Patent lawyers say Internet companies are now much more likely to file for patents than they were a few years ago, if for no other reason than to have weapons in reserve to fend off potential patent suits by others.

Some patent experts argue, however, that ultimately the courts will rule that the Patent Office has been too liberal, and that they will invalidate many of the broader Internet patents. A patent can be challenged in court with the argument that the invention is not actually new, or that it is a development so incremental that it was obvious.

"A number of these patents are vulnerable to a claim that applying a well-worn business technique to the Internet is not sufficiently novel," said James Pooley, a lawyer with Gray Cary Ware & Freidenrich of Palo Alto, Calif., who defends companies against patent suits.

Nonetheless, the recent patent lawsuits have already had a chilling effect on some companies.

One of them is Escalate Inc., a new Silicon Valley company backed by James Barksdale, the former chief executive of Netscape, which is building computer systems to operate online stores on behalf of other companies.
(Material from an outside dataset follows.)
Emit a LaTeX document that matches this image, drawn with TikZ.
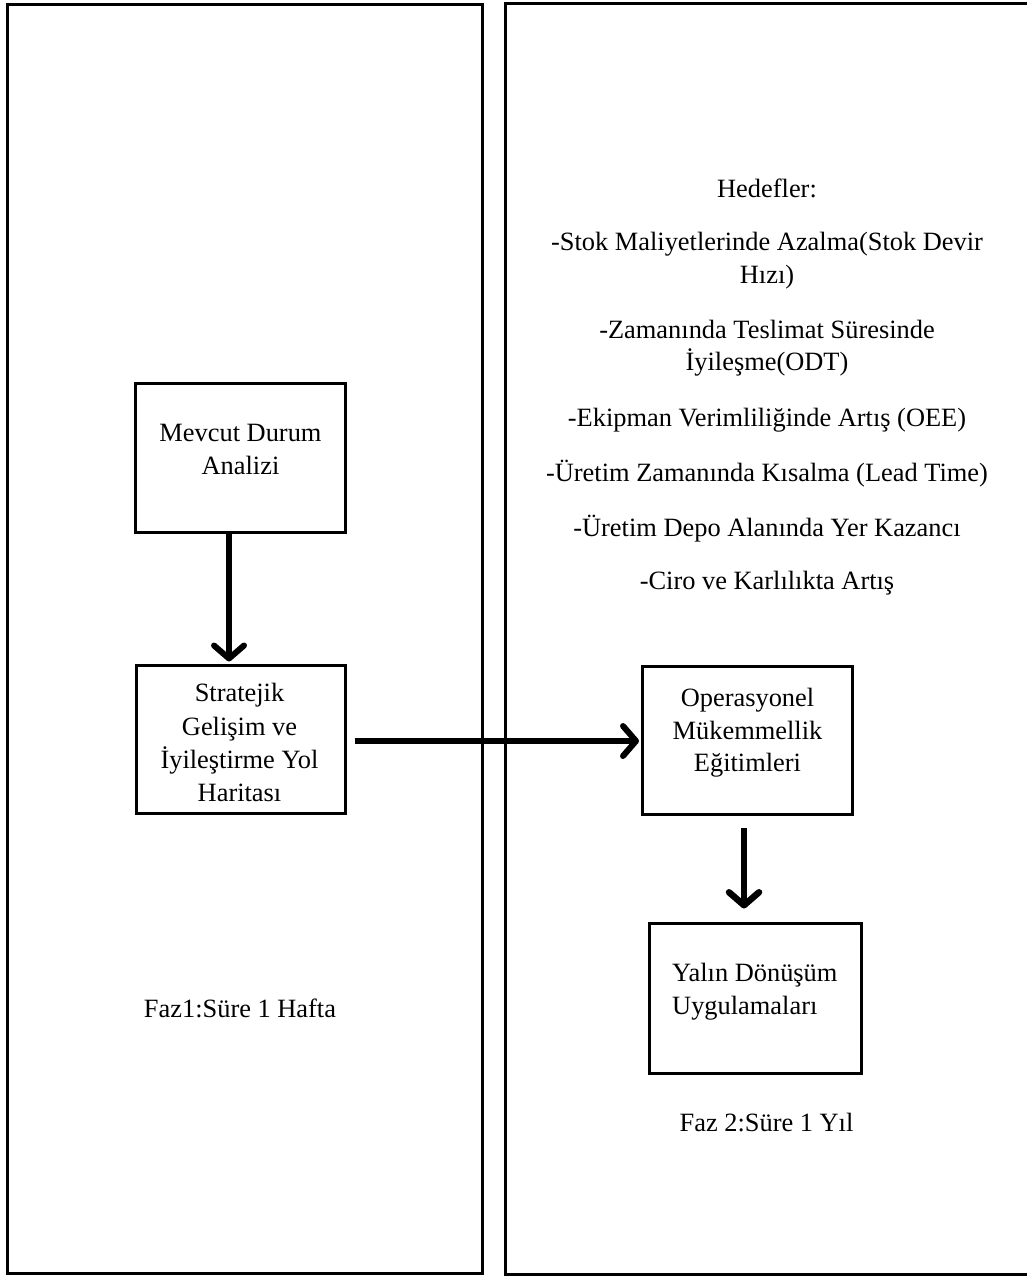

Keng Lim, the chief executive, said the company had developed its own one-click-buying software but decided not to offer it to customers for now because of the Amazon patent.

"There is some stuff, like one-click, that is so fundamental that I don't think it should be patentable," Lim said. "But we're a young company and we don't want to get into a lot of legal trouble."

Escalate has filed for a patent of its own, however, that would allow online stores using its system to display merchandise geared to what the customer has bought in the past.

But Lim said this application is more useful for marketing now than any potential intellectual-property rights later.

"Patents pending are a good way to convince potential partners they should work with us," he said. "But how you win is by gaining market share, not technology. We'll be a success or a failure long before the patent is issued."